* begin *

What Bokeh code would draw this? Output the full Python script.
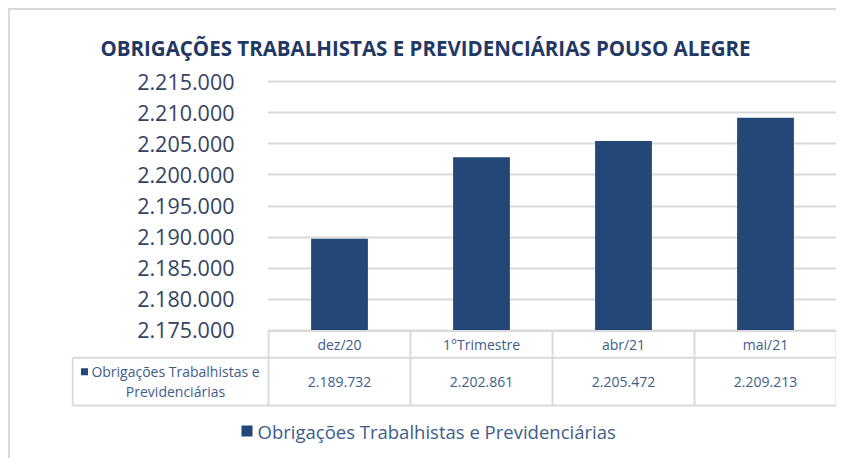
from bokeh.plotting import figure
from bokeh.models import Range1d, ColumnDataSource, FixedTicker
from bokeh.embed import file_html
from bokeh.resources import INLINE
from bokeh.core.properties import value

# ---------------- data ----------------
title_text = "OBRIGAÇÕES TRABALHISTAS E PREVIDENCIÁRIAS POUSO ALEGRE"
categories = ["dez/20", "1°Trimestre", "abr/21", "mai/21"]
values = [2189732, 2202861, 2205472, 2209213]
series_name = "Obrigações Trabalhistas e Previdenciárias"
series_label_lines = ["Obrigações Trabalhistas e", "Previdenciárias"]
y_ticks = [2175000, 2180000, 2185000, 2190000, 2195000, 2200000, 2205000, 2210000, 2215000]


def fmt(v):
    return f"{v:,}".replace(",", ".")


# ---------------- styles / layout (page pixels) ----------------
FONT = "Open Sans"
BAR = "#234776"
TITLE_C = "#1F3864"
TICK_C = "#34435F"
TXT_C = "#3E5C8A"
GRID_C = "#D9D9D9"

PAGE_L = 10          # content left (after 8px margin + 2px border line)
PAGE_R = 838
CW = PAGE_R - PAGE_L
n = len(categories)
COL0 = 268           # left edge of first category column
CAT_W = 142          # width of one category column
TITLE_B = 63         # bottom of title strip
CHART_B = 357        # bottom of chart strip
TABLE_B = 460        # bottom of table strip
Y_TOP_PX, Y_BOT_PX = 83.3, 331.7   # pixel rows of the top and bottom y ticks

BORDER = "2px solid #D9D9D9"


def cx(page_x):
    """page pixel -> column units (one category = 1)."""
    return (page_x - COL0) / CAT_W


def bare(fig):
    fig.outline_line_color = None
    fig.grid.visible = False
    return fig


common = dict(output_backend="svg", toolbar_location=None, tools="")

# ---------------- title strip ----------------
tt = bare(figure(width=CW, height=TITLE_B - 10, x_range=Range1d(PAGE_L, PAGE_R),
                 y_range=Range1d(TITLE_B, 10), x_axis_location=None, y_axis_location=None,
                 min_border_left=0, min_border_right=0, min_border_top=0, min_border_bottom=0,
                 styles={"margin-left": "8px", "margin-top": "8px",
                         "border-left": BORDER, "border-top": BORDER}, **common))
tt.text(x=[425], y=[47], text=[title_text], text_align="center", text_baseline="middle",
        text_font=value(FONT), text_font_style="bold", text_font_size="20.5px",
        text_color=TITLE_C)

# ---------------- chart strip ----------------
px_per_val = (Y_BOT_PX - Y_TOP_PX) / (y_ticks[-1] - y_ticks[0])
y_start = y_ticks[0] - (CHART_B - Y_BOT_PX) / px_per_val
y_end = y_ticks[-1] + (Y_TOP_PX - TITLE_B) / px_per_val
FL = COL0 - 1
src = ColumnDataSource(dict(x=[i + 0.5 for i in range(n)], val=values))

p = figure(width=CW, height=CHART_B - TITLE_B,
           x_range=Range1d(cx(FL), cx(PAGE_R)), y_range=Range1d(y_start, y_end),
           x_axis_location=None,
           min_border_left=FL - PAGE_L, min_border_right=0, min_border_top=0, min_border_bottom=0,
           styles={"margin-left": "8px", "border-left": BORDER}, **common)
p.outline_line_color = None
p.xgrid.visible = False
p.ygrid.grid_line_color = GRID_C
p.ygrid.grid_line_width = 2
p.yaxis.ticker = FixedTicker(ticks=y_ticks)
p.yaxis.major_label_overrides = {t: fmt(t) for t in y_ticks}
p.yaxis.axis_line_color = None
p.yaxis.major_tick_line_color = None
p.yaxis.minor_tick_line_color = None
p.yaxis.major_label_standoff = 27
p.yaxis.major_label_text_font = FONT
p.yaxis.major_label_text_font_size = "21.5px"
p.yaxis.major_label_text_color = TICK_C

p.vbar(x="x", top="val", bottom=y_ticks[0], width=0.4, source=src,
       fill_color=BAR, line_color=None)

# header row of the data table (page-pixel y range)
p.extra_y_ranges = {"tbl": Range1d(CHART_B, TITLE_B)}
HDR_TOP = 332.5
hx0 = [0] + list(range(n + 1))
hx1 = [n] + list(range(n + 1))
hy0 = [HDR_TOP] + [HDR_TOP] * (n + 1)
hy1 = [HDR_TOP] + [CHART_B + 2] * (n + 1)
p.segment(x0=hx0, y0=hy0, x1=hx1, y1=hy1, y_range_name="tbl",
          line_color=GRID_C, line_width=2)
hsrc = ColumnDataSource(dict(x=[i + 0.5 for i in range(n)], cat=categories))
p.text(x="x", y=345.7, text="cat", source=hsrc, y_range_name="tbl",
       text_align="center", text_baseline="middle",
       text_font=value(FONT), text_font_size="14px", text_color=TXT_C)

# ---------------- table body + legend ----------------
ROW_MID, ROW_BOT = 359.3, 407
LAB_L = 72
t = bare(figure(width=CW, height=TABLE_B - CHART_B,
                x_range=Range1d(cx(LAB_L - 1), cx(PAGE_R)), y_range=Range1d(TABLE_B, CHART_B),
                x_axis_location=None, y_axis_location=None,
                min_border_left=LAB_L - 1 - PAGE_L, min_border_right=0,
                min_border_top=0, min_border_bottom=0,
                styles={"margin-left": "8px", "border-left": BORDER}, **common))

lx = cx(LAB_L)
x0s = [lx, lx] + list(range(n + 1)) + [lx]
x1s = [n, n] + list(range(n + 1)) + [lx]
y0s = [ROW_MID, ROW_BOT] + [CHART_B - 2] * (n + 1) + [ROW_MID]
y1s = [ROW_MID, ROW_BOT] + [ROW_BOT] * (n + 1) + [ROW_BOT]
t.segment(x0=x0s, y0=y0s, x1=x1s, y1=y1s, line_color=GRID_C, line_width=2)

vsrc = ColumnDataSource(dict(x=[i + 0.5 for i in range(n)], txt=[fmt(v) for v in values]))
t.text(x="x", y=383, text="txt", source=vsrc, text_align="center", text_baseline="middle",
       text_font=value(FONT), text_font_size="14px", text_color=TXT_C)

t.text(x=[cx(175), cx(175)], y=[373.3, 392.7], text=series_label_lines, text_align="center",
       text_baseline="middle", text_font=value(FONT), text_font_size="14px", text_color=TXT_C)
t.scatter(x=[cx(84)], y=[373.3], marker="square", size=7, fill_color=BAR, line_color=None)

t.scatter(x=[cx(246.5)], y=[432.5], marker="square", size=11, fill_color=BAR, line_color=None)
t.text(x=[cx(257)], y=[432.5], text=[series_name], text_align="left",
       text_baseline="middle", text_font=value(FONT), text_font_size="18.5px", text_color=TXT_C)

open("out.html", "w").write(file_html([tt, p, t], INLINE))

* end *

== Set exercise ==
Pictures are excluded: retype only the lines from the beginning of the listing above through the line with "2205000, 2210000, 2215000]", both included.

== Solution to this exercise ==
What Bokeh code would draw this? Output the full Python script.
from bokeh.plotting import figure
from bokeh.models import Range1d, ColumnDataSource, FixedTicker
from bokeh.embed import file_html
from bokeh.resources import INLINE
from bokeh.core.properties import value

# ---------------- data ----------------
title_text = "OBRIGAÇÕES TRABALHISTAS E PREVIDENCIÁRIAS POUSO ALEGRE"
categories = ["dez/20", "1°Trimestre", "abr/21", "mai/21"]
values = [2189732, 2202861, 2205472, 2209213]
series_name = "Obrigações Trabalhistas e Previdenciárias"
series_label_lines = ["Obrigações Trabalhistas e", "Previdenciárias"]
y_ticks = [2175000, 2180000, 2185000, 2190000, 2195000, 2200000, 2205000, 2210000, 2215000]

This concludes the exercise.